» EXERCISE DIRECTIONS
Repeat the lines below exactly as they appear, but leave out the images.

» SOURCE DATA
[START]

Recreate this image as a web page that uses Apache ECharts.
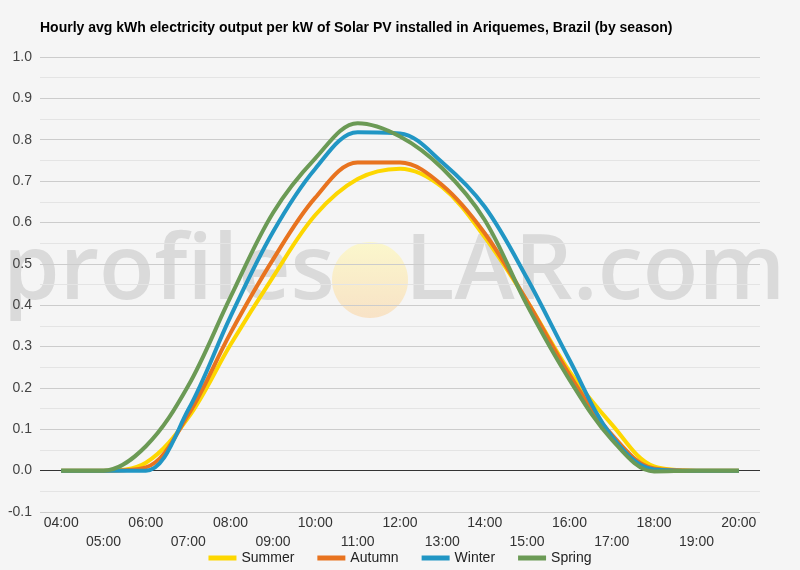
<!DOCTYPE html>
<html>
<head>
<meta charset="utf-8">
<script src="https://cdn.jsdelivr.net/npm/echarts@6/dist/echarts.min.js"></script>
<style>
html,body{margin:0;padding:0;background:#f5f5f5;}
#c{width:800px;height:570px;}
</style>
</head>
<body>
<div id="c"></div>
<script>
const hours = ["04:00","05:00","06:00","07:00","08:00","09:00","10:00","11:00","12:00","13:00","14:00","15:00","16:00","17:00","18:00","19:00","20:00"];
const summer = [0, 0, 0.019, 0.128, 0.305, 0.468, 0.618, 0.705, 0.73, 0.685, 0.565, 0.41, 0.24, 0.112, 0.01, 0, 0];
const autumn = [0, 0, 0.008, 0.135, 0.333, 0.51, 0.66, 0.745, 0.745, 0.69, 0.574, 0.41, 0.232, 0.087, 0.005, 0, 0];
const winter = [0, 0, 0.0, 0.147, 0.373, 0.577, 0.73, 0.818, 0.815, 0.745, 0.638, 0.465, 0.268, 0.083, 0.003, 0, 0];
const spring = [0, 0, 0.059, 0.205, 0.42, 0.623, 0.755, 0.84, 0.808, 0.731, 0.606, 0.4, 0.22, 0.075, -0.002, 0, 0];
const seriesNames = ["Summer","Autumn","Winter","Spring"];
const colors = ["#fdd700","#e8731f","#2196c4","#6b9a55"];
const seriesData = [summer, autumn, winter, spring];

const chart = echarts.init(document.getElementById('c'), null, {renderer:'canvas'});
const font = 'Arial, "Liberation Sans", sans-serif';
const series = seriesNames.map((n,i)=>({
  name:n, type:'line', data:seriesData[i], smooth:0.35, showSymbol:false, symbol:'none',
  lineStyle:{width:4, color:colors[i]}, itemStyle:{color:colors[i]}, z:3+i
}));
series.push({
  name:'zero', type:'line', data:[], silent:true, z:2,
  markLine:{silent:true, symbol:'none', label:{show:false}, animation:false,
    lineStyle:{color:'#333', width:1, type:'solid'}, data:[{yAxis:0}]}
});
chart.setOption({
  backgroundColor:'#f5f5f5',
  animation:false,
  title:{text:'Hourly avg kWh electricity output per kW of Solar PV installed in Ariquemes, Brazil (by season)',
    left:35, top:16, textStyle:{fontFamily:font, fontSize:14, fontWeight:'bold', color:'#000'}},
  graphic:[
    {type:'text', z:-10, silent:true, left:3, top:228,
      style:{text:'profiles', font:'600 91px "Open Sans", sans-serif', fill:'rgba(195,195,195,0.55)'}},
    {type:'ellipse', z:-10, silent:true, shape:{cx:370, cy:280, rx:38, ry:38},
      style:{fill:new echarts.graphic.LinearGradient(0,0,0,1,[{offset:0,color:'#fbf7cc'},{offset:1,color:'#f8e2c6'}])}},
    {type:'text', z:-10, silent:true, left:405, top:228,
      style:{text:'LAR.com', font:'600 91px "Open Sans", sans-serif', fill:'rgba(195,195,195,0.55)'}}
  ],
  legend:{data:seriesNames, bottom:0, left:'center', icon:'rect', itemWidth:28, itemHeight:5, itemGap:23,
    textStyle:{fontFamily:font, fontSize:14, color:'#222'}},
  grid:{left:40, right:40, top:57, bottom:58},
  xAxis:{type:'category', data:hours, boundaryGap:true,
    axisLine:{show:false}, axisTick:{show:false},
    axisLabel:{interval:0, margin:2, fontFamily:font, fontSize:14, color:'#333', lineHeight:19,
      formatter:(v,i)=> i%2===1 ? '\n'+v : v}},
  yAxis:{type:'value', min:-0.1, max:1.0, interval:0.1,
    axisLine:{show:false}, axisTick:{show:false},
    axisLabel:{fontFamily:font, fontSize:14, color:'#444', margin:8, formatter:v=>v.toFixed(1)},
    splitLine:{lineStyle:{color:'#cccccc', width:1}},
    minorTick:{show:false, splitNumber:2},
    minorSplitLine:{show:true, lineStyle:{color:'#e4e4e4', width:1}}},
  series:series
});
</script>
</body>
</html>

[END]

» WORKED SOLUTION
Recreate this image as a web page that uses Apache ECharts.
<!DOCTYPE html>
<html>
<head>
<meta charset="utf-8">
<script src="https://cdn.jsdelivr.net/npm/echarts@6/dist/echarts.min.js"></script>
<style>
html,body{margin:0;padding:0;background:#f5f5f5;}
#c{width:800px;height:570px;}
</style>
</head>
<body>
<div id="c"></div>
<script>
const hours = ["04:00","05:00","06:00","07:00","08:00","09:00","10:00","11:00","12:00","13:00","14:00","15:00","16:00","17:00","18:00","19:00","20:00"];
const summer = [0, 0, 0.019, 0.128, 0.305, 0.468, 0.618, 0.705, 0.73, 0.685, 0.565, 0.41, 0.24, 0.112, 0.01, 0, 0];
const autumn = [0, 0, 0.008, 0.135, 0.333, 0.51, 0.66, 0.745, 0.745, 0.69, 0.574, 0.41, 0.232, 0.087, 0.005, 0, 0];
const winter = [0, 0, 0.0, 0.147, 0.373, 0.577, 0.73, 0.818, 0.815, 0.745, 0.638, 0.465, 0.268, 0.083, 0.003, 0, 0];
const spring = [0, 0, 0.059, 0.205, 0.42, 0.623, 0.755, 0.84, 0.808, 0.731, 0.606, 0.4, 0.22, 0.075, -0.002, 0, 0];
const seriesNames = ["Summer","Autumn","Winter","Spring"];
const colors = ["#fdd700","#e8731f","#2196c4","#6b9a55"];
const seriesData = [summer, autumn, winter, spring];

const chart = echarts.init(document.getElementById('c'), null, {renderer:'canvas'});
const font = 'Arial, "Liberation Sans", sans-serif';
const series = seriesNames.map((n,i)=>({
  name:n, type:'line', data:seriesData[i], smooth:0.35, showSymbol:false, symbol:'none',
  lineStyle:{width:4, color:colors[i]}, itemStyle:{color:colors[i]}, z:3+i
}));
series.push({
  name:'zero', type:'line', data:[], silent:true, z:2,
  markLine:{silent:true, symbol:'none', label:{show:false}, animation:false,
    lineStyle:{color:'#333', width:1, type:'solid'}, data:[{yAxis:0}]}
});
chart.setOption({
  backgroundColor:'#f5f5f5',
  animation:false,
  title:{text:'Hourly avg kWh electricity output per kW of Solar PV installed in Ariquemes, Brazil (by season)',
    left:35, top:16, textStyle:{fontFamily:font, fontSize:14, fontWeight:'bold', color:'#000'}},
  graphic:[
    {type:'text', z:-10, silent:true, left:3, top:228,
      style:{text:'profiles', font:'600 91px "Open Sans", sans-serif', fill:'rgba(195,195,195,0.55)'}},
    {type:'ellipse', z:-10, silent:true, shape:{cx:370, cy:280, rx:38, ry:38},
      style:{fill:new echarts.graphic.LinearGradient(0,0,0,1,[{offset:0,color:'#fbf7cc'},{offset:1,color:'#f8e2c6'}])}},
    {type:'text', z:-10, silent:true, left:405, top:228,
      style:{text:'LAR.com', font:'600 91px "Open Sans", sans-serif', fill:'rgba(195,195,195,0.55)'}}
  ],
  legend:{data:seriesNames, bottom:0, left:'center', icon:'rect', itemWidth:28, itemHeight:5, itemGap:23,
    textStyle:{fontFamily:font, fontSize:14, color:'#222'}},
  grid:{left:40, right:40, top:57, bottom:58},
  xAxis:{type:'category', data:hours, boundaryGap:true,
    axisLine:{show:false}, axisTick:{show:false},
    axisLabel:{interval:0, margin:2, fontFamily:font, fontSize:14, color:'#333', lineHeight:19,
      formatter:(v,i)=> i%2===1 ? '\n'+v : v}},
  yAxis:{type:'value', min:-0.1, max:1.0, interval:0.1,
    axisLine:{show:false}, axisTick:{show:false},
    axisLabel:{fontFamily:font, fontSize:14, color:'#444', margin:8, formatter:v=>v.toFixed(1)},
    splitLine:{lineStyle:{color:'#cccccc', width:1}},
    minorTick:{show:false, splitNumber:2},
    minorSplitLine:{show:true, lineStyle:{color:'#e4e4e4', width:1}}},
  series:series
});
</script>
</body>
</html>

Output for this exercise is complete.